• Problem to work on: Quote only the lines from the top of the listing below down to and including the line with "const seriesNames = ['MiC', 'PiC', 'PiPc'];".

• Provided material:
::::::::

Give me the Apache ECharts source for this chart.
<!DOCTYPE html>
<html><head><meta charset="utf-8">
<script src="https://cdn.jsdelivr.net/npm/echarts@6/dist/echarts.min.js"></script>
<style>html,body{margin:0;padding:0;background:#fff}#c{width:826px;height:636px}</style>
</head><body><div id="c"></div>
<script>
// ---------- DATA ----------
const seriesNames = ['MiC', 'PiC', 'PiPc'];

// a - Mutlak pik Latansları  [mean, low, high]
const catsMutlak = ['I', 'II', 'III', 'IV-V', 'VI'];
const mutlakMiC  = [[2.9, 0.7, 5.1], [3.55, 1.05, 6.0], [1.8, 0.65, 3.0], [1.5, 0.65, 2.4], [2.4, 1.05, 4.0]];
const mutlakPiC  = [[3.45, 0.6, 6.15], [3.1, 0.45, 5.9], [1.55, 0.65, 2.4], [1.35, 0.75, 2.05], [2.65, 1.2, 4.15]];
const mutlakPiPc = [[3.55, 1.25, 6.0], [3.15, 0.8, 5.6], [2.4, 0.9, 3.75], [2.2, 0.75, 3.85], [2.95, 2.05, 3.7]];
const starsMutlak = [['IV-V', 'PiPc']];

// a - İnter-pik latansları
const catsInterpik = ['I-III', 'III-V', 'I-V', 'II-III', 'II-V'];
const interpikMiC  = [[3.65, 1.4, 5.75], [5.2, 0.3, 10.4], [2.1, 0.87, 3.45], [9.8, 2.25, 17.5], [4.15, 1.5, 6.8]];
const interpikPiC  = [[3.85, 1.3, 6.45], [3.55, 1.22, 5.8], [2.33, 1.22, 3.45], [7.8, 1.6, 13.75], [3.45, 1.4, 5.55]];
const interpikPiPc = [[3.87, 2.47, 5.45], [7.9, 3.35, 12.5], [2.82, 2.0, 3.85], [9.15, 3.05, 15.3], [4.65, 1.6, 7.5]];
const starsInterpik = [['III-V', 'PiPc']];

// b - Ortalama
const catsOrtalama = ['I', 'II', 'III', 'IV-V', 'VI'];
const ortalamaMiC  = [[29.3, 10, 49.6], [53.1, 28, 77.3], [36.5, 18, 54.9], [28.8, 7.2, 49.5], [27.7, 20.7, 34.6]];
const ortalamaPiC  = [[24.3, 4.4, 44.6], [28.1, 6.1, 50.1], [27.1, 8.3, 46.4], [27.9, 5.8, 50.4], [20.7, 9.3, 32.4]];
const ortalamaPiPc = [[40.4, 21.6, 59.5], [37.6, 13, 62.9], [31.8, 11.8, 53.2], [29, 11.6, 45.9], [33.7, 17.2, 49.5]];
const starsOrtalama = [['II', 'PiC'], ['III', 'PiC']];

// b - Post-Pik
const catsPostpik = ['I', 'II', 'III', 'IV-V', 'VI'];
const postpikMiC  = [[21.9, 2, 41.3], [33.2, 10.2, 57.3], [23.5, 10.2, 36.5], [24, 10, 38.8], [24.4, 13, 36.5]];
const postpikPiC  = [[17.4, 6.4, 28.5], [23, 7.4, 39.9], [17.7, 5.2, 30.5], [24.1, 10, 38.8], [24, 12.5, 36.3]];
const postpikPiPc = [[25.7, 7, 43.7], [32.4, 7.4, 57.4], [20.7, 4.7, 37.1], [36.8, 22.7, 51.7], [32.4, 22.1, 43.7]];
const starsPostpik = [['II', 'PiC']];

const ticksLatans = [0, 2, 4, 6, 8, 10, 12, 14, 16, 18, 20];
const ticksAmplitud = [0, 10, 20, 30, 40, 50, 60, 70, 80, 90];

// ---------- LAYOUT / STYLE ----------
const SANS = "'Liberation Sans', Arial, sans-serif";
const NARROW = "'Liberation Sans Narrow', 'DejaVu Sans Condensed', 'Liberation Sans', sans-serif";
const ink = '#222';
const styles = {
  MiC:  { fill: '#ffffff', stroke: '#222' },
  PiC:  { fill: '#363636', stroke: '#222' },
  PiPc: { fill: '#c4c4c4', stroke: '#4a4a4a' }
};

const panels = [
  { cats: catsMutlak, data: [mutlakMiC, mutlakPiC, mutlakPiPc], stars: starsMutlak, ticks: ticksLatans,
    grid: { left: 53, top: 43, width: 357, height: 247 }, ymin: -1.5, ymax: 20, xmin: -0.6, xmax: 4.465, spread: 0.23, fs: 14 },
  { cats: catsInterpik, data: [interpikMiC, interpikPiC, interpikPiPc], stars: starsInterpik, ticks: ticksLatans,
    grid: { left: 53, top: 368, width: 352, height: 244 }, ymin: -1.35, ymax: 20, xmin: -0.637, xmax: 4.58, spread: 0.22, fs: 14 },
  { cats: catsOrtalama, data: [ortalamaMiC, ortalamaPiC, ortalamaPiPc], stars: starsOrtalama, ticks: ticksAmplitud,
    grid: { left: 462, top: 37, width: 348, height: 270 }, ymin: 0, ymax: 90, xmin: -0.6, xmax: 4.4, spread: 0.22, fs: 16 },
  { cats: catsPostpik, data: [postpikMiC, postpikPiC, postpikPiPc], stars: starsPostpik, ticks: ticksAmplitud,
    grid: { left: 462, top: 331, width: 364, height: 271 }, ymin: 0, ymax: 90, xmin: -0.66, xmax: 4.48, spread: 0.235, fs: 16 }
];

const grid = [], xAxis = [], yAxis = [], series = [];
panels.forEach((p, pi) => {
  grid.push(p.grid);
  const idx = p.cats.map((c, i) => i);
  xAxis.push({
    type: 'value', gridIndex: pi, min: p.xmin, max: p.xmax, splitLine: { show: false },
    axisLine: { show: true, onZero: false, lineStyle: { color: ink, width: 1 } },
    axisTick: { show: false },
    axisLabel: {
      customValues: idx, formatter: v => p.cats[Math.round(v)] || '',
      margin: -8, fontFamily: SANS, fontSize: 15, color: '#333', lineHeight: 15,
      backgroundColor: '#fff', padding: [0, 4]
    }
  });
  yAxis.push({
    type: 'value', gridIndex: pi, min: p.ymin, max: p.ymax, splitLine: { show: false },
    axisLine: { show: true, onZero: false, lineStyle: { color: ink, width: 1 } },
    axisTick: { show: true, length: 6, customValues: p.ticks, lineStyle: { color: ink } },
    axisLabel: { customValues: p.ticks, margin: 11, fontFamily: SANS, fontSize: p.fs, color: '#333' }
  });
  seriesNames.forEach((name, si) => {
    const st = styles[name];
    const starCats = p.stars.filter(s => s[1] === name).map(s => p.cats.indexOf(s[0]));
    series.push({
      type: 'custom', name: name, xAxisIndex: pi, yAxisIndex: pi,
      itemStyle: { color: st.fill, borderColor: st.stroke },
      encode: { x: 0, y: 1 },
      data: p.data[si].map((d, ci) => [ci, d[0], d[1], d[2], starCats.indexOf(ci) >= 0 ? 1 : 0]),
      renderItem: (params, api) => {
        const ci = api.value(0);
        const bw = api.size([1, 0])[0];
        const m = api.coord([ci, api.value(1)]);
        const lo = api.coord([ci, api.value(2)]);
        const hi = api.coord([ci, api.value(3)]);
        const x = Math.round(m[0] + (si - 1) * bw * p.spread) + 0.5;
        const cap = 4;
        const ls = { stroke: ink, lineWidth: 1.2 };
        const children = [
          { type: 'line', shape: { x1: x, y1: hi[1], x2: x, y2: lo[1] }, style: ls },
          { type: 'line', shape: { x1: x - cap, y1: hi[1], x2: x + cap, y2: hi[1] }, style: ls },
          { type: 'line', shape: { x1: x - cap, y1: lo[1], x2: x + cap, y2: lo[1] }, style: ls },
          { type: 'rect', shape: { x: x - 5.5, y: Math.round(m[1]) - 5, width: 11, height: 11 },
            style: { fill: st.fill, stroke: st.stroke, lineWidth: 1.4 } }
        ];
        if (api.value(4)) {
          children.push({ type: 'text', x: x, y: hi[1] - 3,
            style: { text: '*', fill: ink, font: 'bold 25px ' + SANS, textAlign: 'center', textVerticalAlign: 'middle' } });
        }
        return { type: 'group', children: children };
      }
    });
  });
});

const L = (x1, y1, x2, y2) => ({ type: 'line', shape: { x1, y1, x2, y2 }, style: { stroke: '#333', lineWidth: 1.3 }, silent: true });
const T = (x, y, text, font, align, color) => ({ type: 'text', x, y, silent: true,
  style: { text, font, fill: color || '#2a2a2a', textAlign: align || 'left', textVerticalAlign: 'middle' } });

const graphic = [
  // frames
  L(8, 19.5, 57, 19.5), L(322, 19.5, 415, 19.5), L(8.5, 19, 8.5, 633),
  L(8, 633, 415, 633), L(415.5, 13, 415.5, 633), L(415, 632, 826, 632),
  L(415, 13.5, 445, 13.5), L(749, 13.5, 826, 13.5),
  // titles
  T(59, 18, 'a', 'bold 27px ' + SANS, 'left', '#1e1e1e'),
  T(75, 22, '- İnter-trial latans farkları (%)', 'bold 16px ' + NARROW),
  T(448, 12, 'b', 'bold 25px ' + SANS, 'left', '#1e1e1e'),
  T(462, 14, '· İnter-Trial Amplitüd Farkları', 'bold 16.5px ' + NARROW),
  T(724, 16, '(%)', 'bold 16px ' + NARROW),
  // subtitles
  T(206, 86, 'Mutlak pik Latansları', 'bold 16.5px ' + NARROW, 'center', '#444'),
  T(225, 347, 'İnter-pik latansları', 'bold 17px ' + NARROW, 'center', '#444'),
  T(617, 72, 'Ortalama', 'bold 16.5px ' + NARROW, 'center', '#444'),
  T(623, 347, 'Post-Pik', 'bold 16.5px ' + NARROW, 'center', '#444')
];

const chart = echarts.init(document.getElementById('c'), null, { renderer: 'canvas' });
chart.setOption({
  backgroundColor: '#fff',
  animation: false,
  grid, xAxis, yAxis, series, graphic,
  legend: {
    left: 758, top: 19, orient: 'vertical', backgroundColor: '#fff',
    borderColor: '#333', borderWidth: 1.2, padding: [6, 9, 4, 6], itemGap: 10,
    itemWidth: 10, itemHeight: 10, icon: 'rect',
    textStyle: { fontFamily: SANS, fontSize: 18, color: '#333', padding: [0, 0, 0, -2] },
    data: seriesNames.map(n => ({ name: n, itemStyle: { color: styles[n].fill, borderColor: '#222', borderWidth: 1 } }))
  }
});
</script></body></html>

::::::::

• Output of the exercise:
Give me the Apache ECharts source for this chart.
<!DOCTYPE html>
<html><head><meta charset="utf-8">
<script src="https://cdn.jsdelivr.net/npm/echarts@6/dist/echarts.min.js"></script>
<style>html,body{margin:0;padding:0;background:#fff}#c{width:826px;height:636px}</style>
</head><body><div id="c"></div>
<script>
// ---------- DATA ----------
const seriesNames = ['MiC', 'PiC', 'PiPc'];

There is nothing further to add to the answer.